The answer will determine not only whether a printer can obtain recycled paper, but also whether he or she has a practical knowledge about the characteristics, applications, and environmental advantages of different types of recycled paper currently available. - How bright must the paper be?
Printers should consider using unbleached or alternatively bleached paper, though it may not be as white as conventional, chlorine-bleached paper. - Can the project be printed with low-polluting or recycled inks?
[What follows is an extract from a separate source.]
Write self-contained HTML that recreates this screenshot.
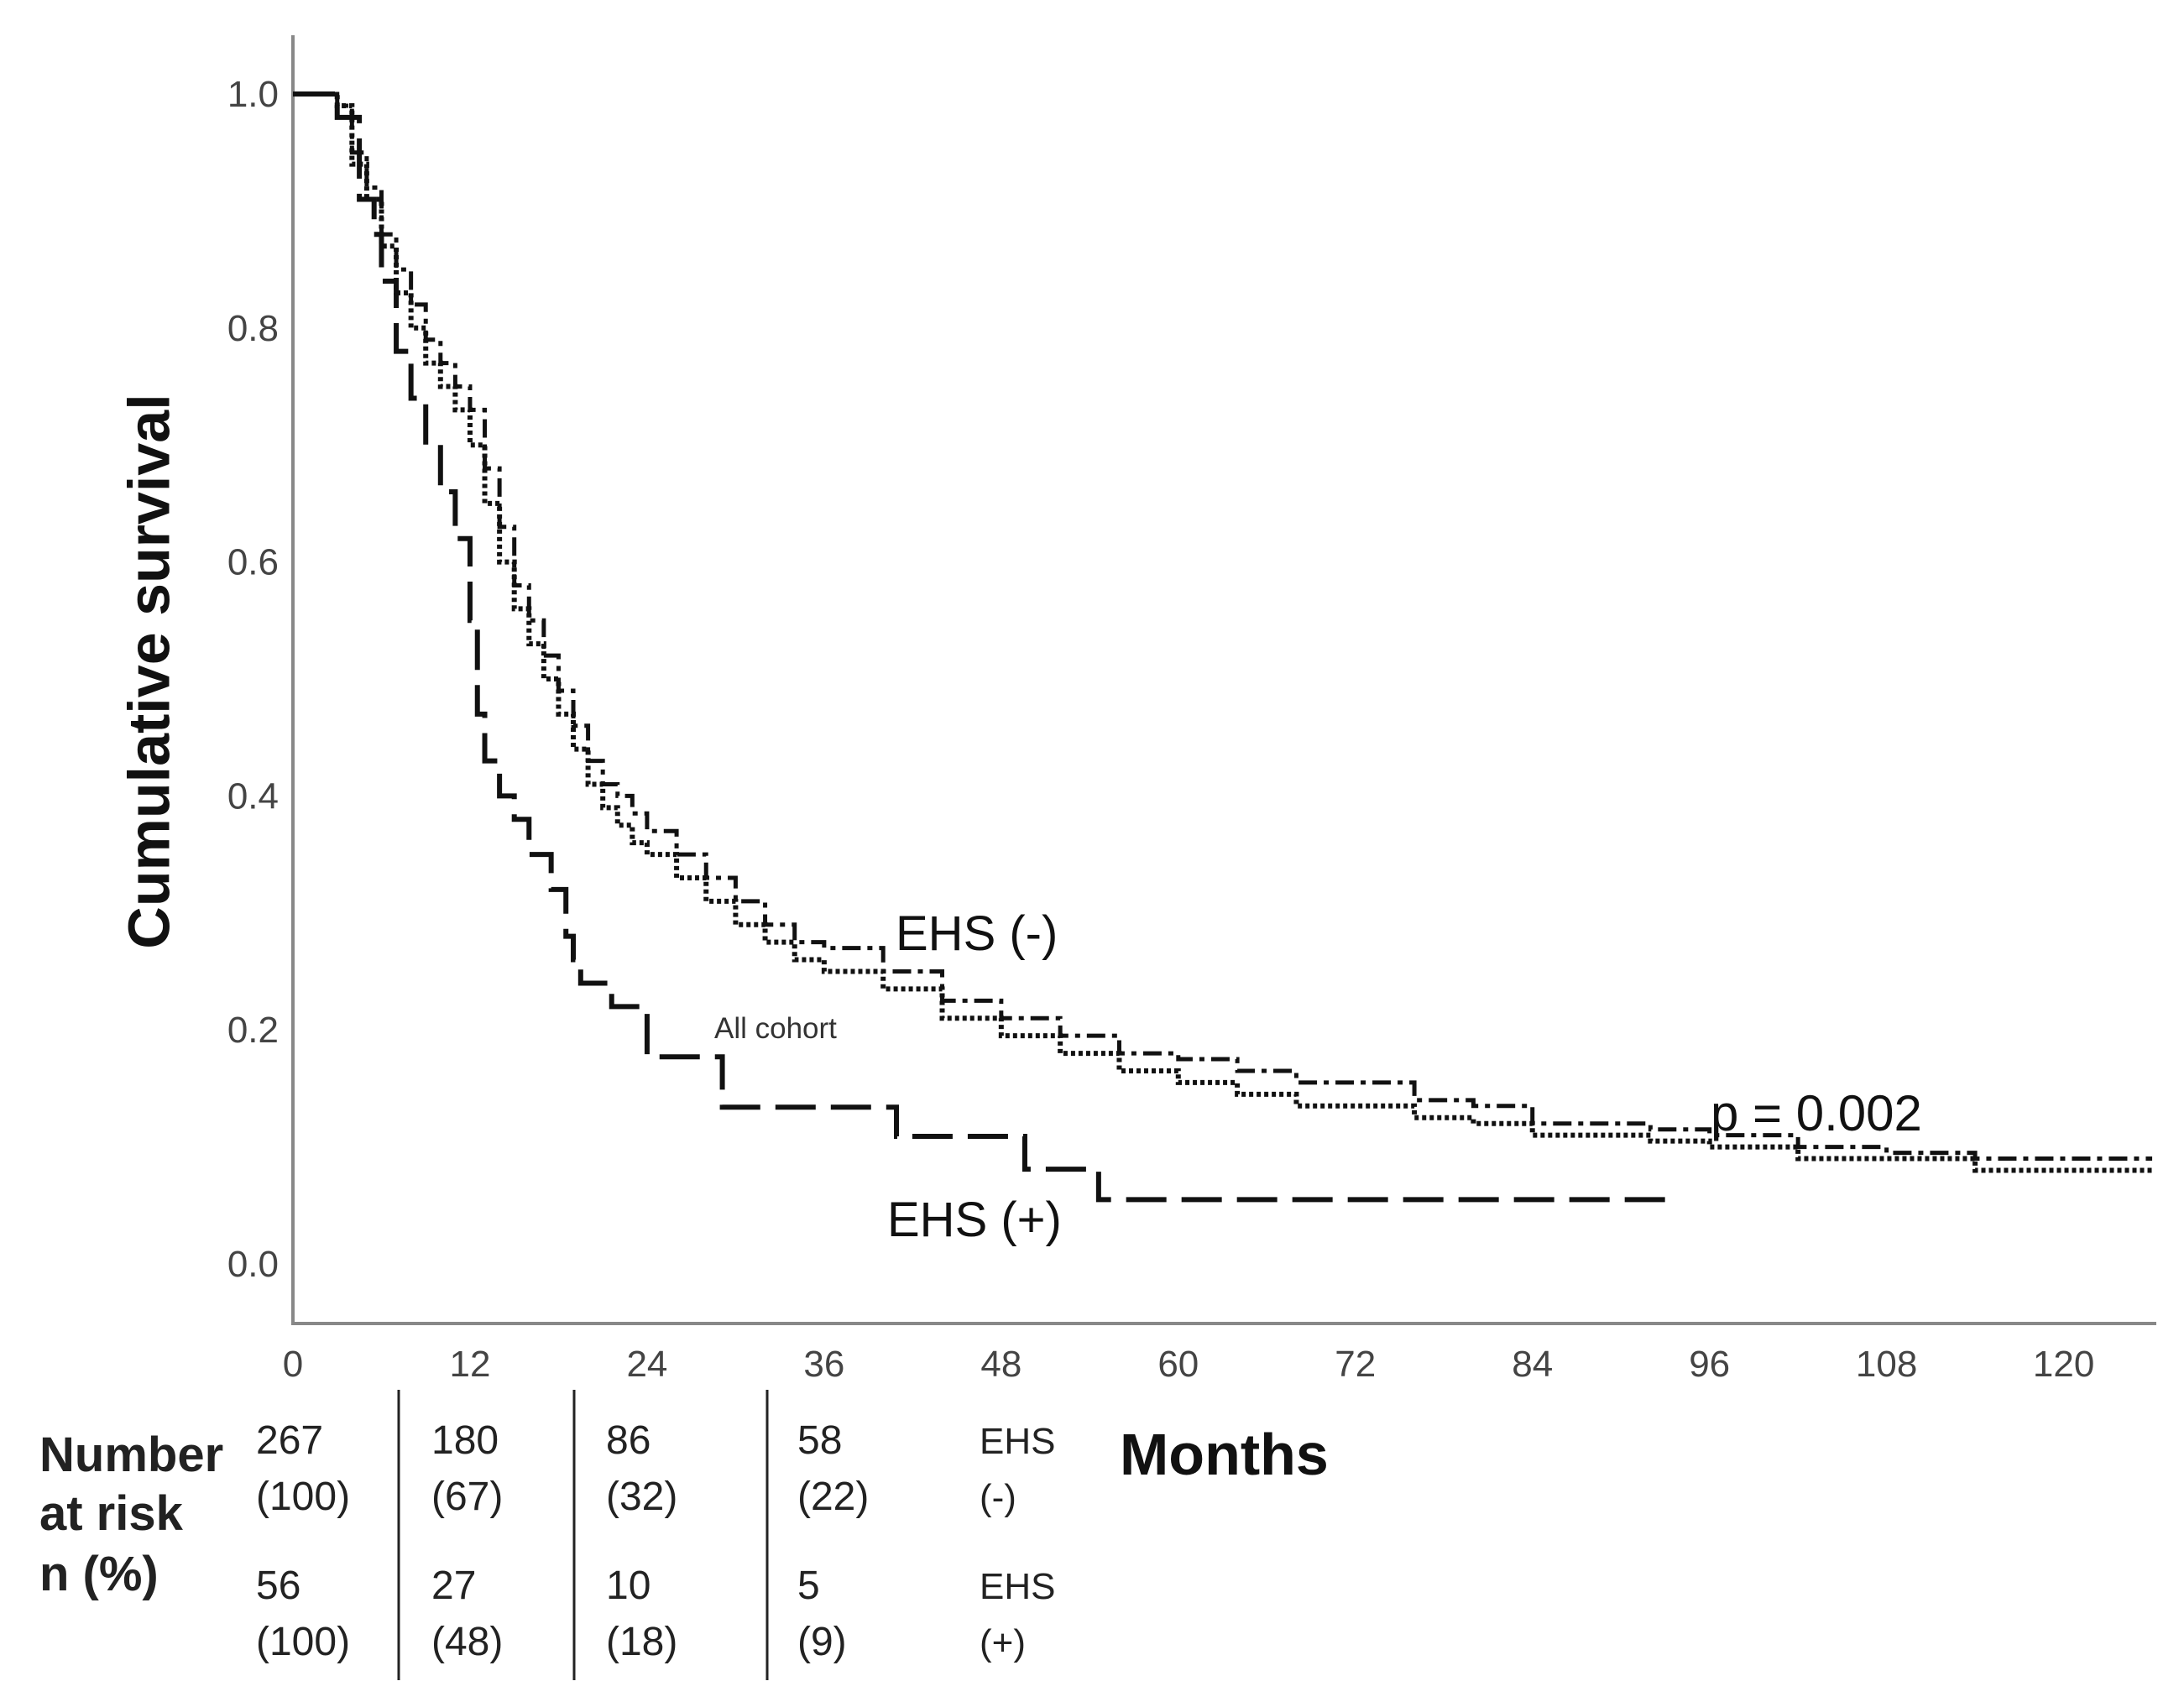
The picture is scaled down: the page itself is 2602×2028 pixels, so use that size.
<!DOCTYPE html>
<html><head><meta charset="utf-8"><style>
html,body{margin:0;padding:0;background:#fff}
svg{display:block}
text{font-family:"Liberation Sans",sans-serif}
</style></head><body>
<svg id="chart" width="2602" height="2028" viewBox="0 0 2602 2028">
<g id="axes"></g>
<g id="marks"></g>
<text x="183" y="800" transform="rotate(-90 183 800)" text-anchor="middle" dominant-baseline="middle" font-size="70" font-weight="bold" fill="#111">Cumulative survival</text>
<text x="1067" y="1132" font-size="58" fill="#111">EHS (-)</text>
<text x="851" y="1237" font-size="35" fill="#333">All cohort</text>
<text x="1057" y="1473" font-size="58" fill="#111">EHS (+)</text>
<text x="2038" y="1347" font-size="60" fill="#111">p = 0.002</text>
<text x="1334" y="1757" font-size="70" font-weight="bold" fill="#111">Months</text>
<g fill="#222">
<text x="47" y="1753" font-size="58" font-weight="bold">Number</text>
<text x="47" y="1823" font-size="58" font-weight="bold">at risk</text>
<text x="47" y="1895" font-size="58" font-weight="bold">n (%)</text>
</g>
<g id="risk"></g>
</svg>
<script>
const NS="http://www.w3.org/2000/svg";
const xTicks=[0,12,24,36,48,60,72,84,96,108,120];
const yTicks=[0.0,0.2,0.4,0.6,0.8,1.0];
const ehsNegT=[0,2,3,4,5,6,7,8,9,10,11,12,13,14,15,16,17,18,19,20,21,22,23,24,26,28,30,32,34,36,40,44,48,52,56,60,64,68,72,76,80,84,88,92,96,102,108,114,120,126];
const ehsNegS=[1,1,0.99,0.95,0.92,0.88,0.85,0.82,0.79,0.77,0.75,0.73,0.68,0.63,0.58,0.55,0.52,0.49,0.46,0.43,0.41,0.40,0.385,0.37,0.35,0.33,0.31,0.29,0.275,0.27,0.25,0.225,0.21,0.195,0.18,0.175,0.165,0.155,0.155,0.14,0.135,0.12,0.12,0.115,0.11,0.10,0.095,0.09,0.09,0.09];
const allT=[0,2,3,4,5,6,7,8,9,10,11,12,13,14,15,16,17,18,19,20,21,22,23,24,26,28,30,32,34,36,40,44,48,52,56,60,64,68,72,76,80,84,88,92,96,102,108,114,120,126];
const allS=[1,1,0.99,0.94,0.91,0.87,0.83,0.80,0.77,0.75,0.73,0.70,0.65,0.60,0.56,0.53,0.50,0.47,0.44,0.41,0.39,0.375,0.36,0.35,0.33,0.31,0.29,0.275,0.26,0.25,0.235,0.21,0.195,0.18,0.165,0.155,0.145,0.135,0.135,0.125,0.12,0.11,0.11,0.105,0.10,0.09,0.09,0.08,0.08,0.08];
const ehsPosT=[0,3,4.5,5.5,6,7,8,9,10,11,12,12.5,13,14,15,16,17.5,18.5,19,19.5,21.6,24,29.1,40.9,49.6,54.6,93.1];
const ehsPosS=[1,0.98,0.91,0.88,0.84,0.78,0.74,0.70,0.66,0.62,0.55,0.47,0.43,0.40,0.38,0.35,0.32,0.28,0.26,0.24,0.22,0.177,0.134,0.109,0.081,0.055,0.055];
const riskCols=[0,12,24,36];
const riskNeg=["267","180","86","58"];
const riskNegPct=["(100)","(67)","(32)","(22)"];
const riskPos=["56","27","10","5"];
const riskPosPct=["(100)","(48)","(18)","(9)"];

function X(m){return 349+m*17.58;}
function Y(s){return 1506-s*1394;}
function el(tag,attrs,parent){const e=document.createElementNS(NS,tag);for(const k in attrs)e.setAttribute(k,attrs[k]);parent.appendChild(e);return e;}

const axes=document.getElementById('axes');
let a=el('line',{x1:349,y1:42,x2:349,y2:1577,stroke:'#888','stroke-width':4},axes);


a=el('line',{x1:347,y1:1577,x2:2569,y2:1577,stroke:'#888','stroke-width':4},axes);


xTicks.forEach(v=>{const t=el('text',{x:X(v),y:1640,'text-anchor':'middle','font-size':44,fill:'#444'},axes);t.textContent=v;

});
yTicks.forEach(v=>{const t=el('text',{x:332,y:Y(v)+15,'text-anchor':'end','font-size':44,fill:'#444'},axes);t.textContent=v.toFixed(1);

});

function stepPath(T,S){let d='M'+X(T[0])+' '+Y(S[0]);for(let i=1;i<T.length;i++){d+=' H'+X(T[i])+' V'+Y(S[i]);}return d;}
const marks=document.getElementById('marks');
let p=el('path',{d:stepPath(ehsNegT,ehsNegS),fill:'none',stroke:'#111','stroke-width':5,'stroke-dasharray':'22 8 6 8'},marks);


p=el('path',{d:stepPath(allT,allS),fill:'none',stroke:'#111','stroke-width':6,'stroke-dasharray':'5 4'},marks);


p=el('path',{d:stepPath(ehsPosT,ehsPosS),fill:'none',stroke:'#111','stroke-width':6,'stroke-dasharray':'48 18'},marks);



const risk=document.getElementById('risk');
const colX=[305,514,722,950];
riskCols.forEach((c,i)=>{
 [[riskNeg,1732],[riskNegPct,1799],[riskPos,1905],[riskPosPct,1972]].forEach(([arr,y])=>{
  const t=el('text',{x:colX[i],y:y,'font-size':48,fill:'#222'},risk);t.textContent=arr[i];
  
  
 });
});
[[ 'EHS',1732],['(-)',1799],['EHS',1905],['(+)',1972]].forEach(([s,y])=>{
 const t=el('text',{x:1167,y:y,'font-size':44,fill:'#222'},risk);t.textContent=s;
 
 
});
[475,684,914].forEach(x=>{const l=el('line',{x1:x,y1:1656,x2:x,y2:2002,stroke:'#222','stroke-width':3},risk);

});
</script>
</body></html>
Inks represent a potential source of air pollutants, and new inks are available that emit fewer chemicals. In some cases, soy- or vegetable-based inks may be an environmentally suitable option. Another consideration are inks containing heavy metals: Lead, cadmium, mercury, and other metals are commonly used to produce some colors, but they can cause toxic problems when they enter landfills or incinerators. Printers should be able to indicate the heavy-metal content of inks needed for particular projects, and suggest substitute inks or color when possible. - What is being done to cut ink waste?
The way a printer manages ink waste indicates its commitment to pollution prevention. Methods of reducing ink waste include improved ordering, press-management techniques, and cleanup procedures. Waste ink also can be recycled or re-blended into new inks. - What is being done to improve the recyclability of the print project?
Coatings, laminates, inks, foils, adhesives, labels, and paper selection will all affect the recyclability of a printed document. A printer should be able to provide information on the environmental impact of a project’s design specifications, and suggest alternatives when possible.